特に、上記1の要件は、結構厳しいものである。EUの中でさえ、統一的なIFRS利用を危ぶむ声がある。もしかしたら、このメッセージは、EU各国当局に対する応援メッセージなのかもしれない。

11月23日(2) 無保険者対策 第3の道 Source : Health insurance: mandatory in Massachusetts? (The Christian Science Monitor)

「Topics2005年11月21日(2) 無保険者対策の対立軸」で、「無保険者対策で、州知事が活発に動いている。しかも、共和党と民主党で真っ向から対立する手法を主張している」ことを紹介したが、Massachusetts州では、その間を行く、"第3の道"が模索されている。

同州では、約50万人の無保険者がいると言われている。Mitt Romney州知事(R)上院、下院(両院とも民主党が多数派)がそれぞれ、無保険者を一掃するための対策案を検討しているが、州知事と下院の案は、個人の医療保険加入を義務付けるものとなっている。

3者の対策案の比較は、次のようになっている。→ 比較表

また、州知事によるQ&Aも参考になろう。

知事と議会が共和党、民主党に分かれていることもあり、鮮明な党派色が出しにくいとの事情もあるのだろうが、協調してことにあたるということではよいアイディアかもしれない。

ただし、第3の道ということは、双方の立場からの批判も受けかねないということでもある。共和党的な立場に立てば「大きな政府」という批判になるし、民主党的な立場に立てば「貧困層の負担増」という批判になる。

上院、下院では法案を既に可決しており、今週にも両院協議会が開かれる予定となっている。知事の意向を踏まえた協議が行なわれることになれば、保険加入を義務付ける最初の州法が成立することになろう。

11月23日(1) 激変緩和措置はお嫌い Source : FASB's Herz Opposes Pension Smoothing (CFO.com)

FASBの議長であるHerz氏が、FEIの会合において、年金会計の見直し検討開始(「Topics2005年11月11日 年金会計の見直し」参照)について触れ、「激変緩和措置(コリドー・ルール)について、廃止または簡素化を検討することになる」と述べた。

これが実現すれば、年金資産の運用対象の時価変動が、もろにB/Sに反映されることになり、確定給付型プランを持っている企業の経営者は、目隠しをされたままジェットコースターに乗っている気分(しかも、毎四半期ごとに次は上がるのか下がるのかわからない)になるだろう。


11月21日(2) 無保険者対策の対立軸 Source : Governors Write Their Own Prescriptions for Healthcare Crisis (Los Angeles Times)

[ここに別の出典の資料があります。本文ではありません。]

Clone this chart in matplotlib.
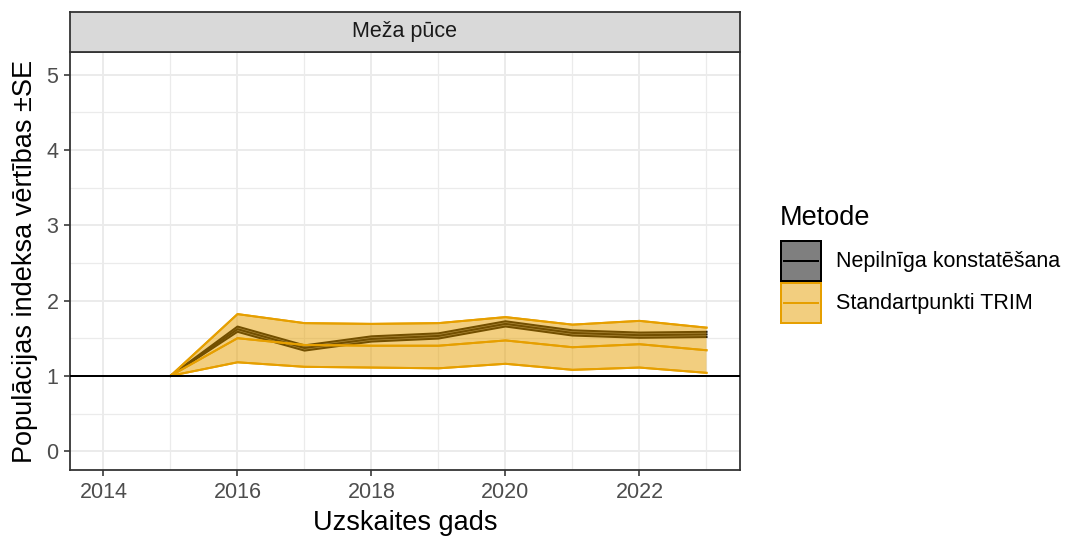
import matplotlib
matplotlib.use("Agg")
import matplotlib.pyplot as plt
from matplotlib.patches import Rectangle
from matplotlib.lines import Line2D
from matplotlib.ticker import MultipleLocator
import numpy as np

plt.rcParams['font.family'] = ['Liberation Sans', 'DejaVu Sans']

years = [2015, 2016, 2017, 2018, 2019, 2020, 2021, 2022, 2023]
nepilniga_index = [1.00, 1.62, 1.37, 1.49, 1.53, 1.69, 1.57, 1.54, 1.55]
nepilniga_se = [0.00, 0.035, 0.035, 0.035, 0.035, 0.035, 0.035, 0.035, 0.035]
trim_index = [1.00, 1.50, 1.41, 1.40, 1.40, 1.47, 1.38, 1.42, 1.34]
trim_se = [0.00, 0.32, 0.29, 0.29, 0.30, 0.31, 0.30, 0.31, 0.30]

series_labels = ["Nepilnīga konstatēšana", "Standartpunkti TRIM"]
series_colors = ["#000000", "#E69F00"]
legend_title = "Metode"
panel_title = "Meža pūce"
x_label = "Uzskaites gads"
y_label = "Populācijas indeksa vērtības ±SE"
x_ticks = [2014, 2016, 2018, 2020, 2022]
y_ticks = [0, 1, 2, 3, 4, 5]

W, H = 1082, 540
fig = plt.figure(figsize=(W / 100, H / 100), dpi=100)
px = 72 / 100  # points per pixel


def fx(x):
    return x / W


def fy(y):
    return 1 - y / H


left, right, top, bottom = 70, 740, 52, 470
ax = fig.add_axes([fx(left), fy(bottom), (right - left) / W, (bottom - top) / H])
ax.set_xlim(2013.5, 2023.5)
ax.set_ylim(-0.25, 5.3)

ax.xaxis.set_major_locator(plt.FixedLocator(x_ticks))
ax.yaxis.set_major_locator(plt.FixedLocator(y_ticks))
ax.xaxis.set_minor_locator(MultipleLocator(1))
ax.yaxis.set_minor_locator(MultipleLocator(0.5))
ax.grid(which='major', color='#EBEBEB', linewidth=2.0 * px)
ax.grid(which='minor', color='#EBEBEB', linewidth=1.2 * px)
ax.set_axisbelow(True)
ax.tick_params(which='minor', length=0)
ax.tick_params(which='major', length=6 * px, width=1.6 * px, color='#333333',
               labelsize=15.5, labelcolor='#4D4D4D', pad=4)
for s in ax.spines.values():
    s.set_color('#333333')
    s.set_linewidth(1.8 * px)

yrs = np.array(years)
data = [(np.array(nepilniga_index), np.array(nepilniga_se)),
        (np.array(trim_index), np.array(trim_se))]
lw = 2.0 * px
z = 2
for (idx, se), col in zip(data, series_colors):
    lo, hi = idx - se, idx + se
    ax.plot(yrs, lo, color=col, linewidth=lw, zorder=z)
    ax.plot(yrs, hi, color=col, linewidth=lw, zorder=z)
    ax.plot(yrs, idx, color=col, linewidth=lw, zorder=z)
    ax.fill_between(yrs, lo, hi, facecolor=col, alpha=0.5, linewidth=0, zorder=z + 0.5)
    z += 1
idx, se = data[1]
ax.plot(yrs, idx - se, color=series_colors[1], linewidth=lw, zorder=z)
ax.plot(yrs, idx + se, color=series_colors[1], linewidth=lw, zorder=z)
ax.plot(yrs, idx, color=series_colors[1], linewidth=lw, zorder=z)

ax.axhline(1, color='black', linewidth=2.0 * px, zorder=10)

ax.set_xlabel(x_label, fontsize=19.5, color='black', labelpad=5)
ax.set_ylabel(y_label, fontsize=19.5, color='black', labelpad=6)

# strip
strip_top = 12
sax = fig.add_axes([fx(left), fy(top), (right - left) / W, (top - strip_top) / H])
sax.set_xticks([]); sax.set_yticks([])
sax.set_facecolor('#D9D9D9')
for s in sax.spines.values():
    s.set_color('#333333')
    s.set_linewidth(1.8 * px)
sax.text(0.5, 0.5, panel_title, ha='center', va='center', fontsize=15.5,
         color='#1A1A1A', transform=sax.transAxes)

# legend (manual)
fig.text(fx(780), fy(225), legend_title, fontsize=19.5, color='black',
         ha='left', va='baseline')
key_x0, key_x1 = 781, 821
key_h = 42
key_top = 241
for i, (lab, col) in enumerate(zip(series_labels, series_colors)):
    y0 = key_top + i * key_h
    fig.add_artist(Rectangle((fx(key_x0), fy(y0 + key_h - 2)),
                             (key_x1 - key_x0) / W, (key_h - 2) / H,
                             transform=fig.transFigure, facecolor=col, alpha=0.5,
                             edgecolor='none'))
    fig.add_artist(Rectangle((fx(key_x0), fy(y0 + key_h - 2)),
                             (key_x1 - key_x0) / W, (key_h - 2) / H,
                             transform=fig.transFigure, facecolor='none',
                             edgecolor=col, linewidth=2.0 * px))
    yc = y0 + (key_h - 2) / 2
    fig.add_artist(Line2D([fx(key_x0 + 3), fx(key_x1 - 3)], [fy(yc), fy(yc)],
                          transform=fig.transFigure, color=col, linewidth=lw))
    fig.text(fx(836), fy(yc), lab, fontsize=15.5, color='black',
             ha='left', va='center')

fig.savefig("out.png", dpi=100)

無保険者対策で、州知事が活発に動いている。しかも、共和党と民主党で真っ向から対立する手法を主張している。 連邦政府が無保険者対策に踏み込めない中で、国民の関心事項に対して、州知事が動いている。来年は中間選挙の年であり、無保険者対策も一つの争点となろう。

11月21日(1) 会計基準が株価を押し下げる Source : US pension accounting shift would hit equities (Financial Times)

先に、年金会計基準の見直しのための検討開始が決まった(「Topics2005年11月11日 年金会計の見直し」参照)。もちろん、見直し内容はこれからの議論だが、「透明性の向上」という指針からみれば、何らかの形でオンバランス化、給付債務/年金資産の時価評価、といった要素が高まることは間違いあるまい。

こうした方向性が明らかになると、運用面で、変動のより小さい、もっと言えばリターンの確実性の高い債券での運用の割合が高まることになるというわけだ。

一方で、確定給付型プランを継続することに伴う会計上の負担が高まる可能性があるため、確定給付型の凍結、確定拠出型への移行という動きが強まる。

もし、この両方の動きが明確になると、確定拠出型プランは増えるものの、その運用環境は悪化する(株式市場は低迷し、債券の金利は低下する)こととなり、企業の従業員にとっては往復ビンタ以上の打撃になるのではないだろうか。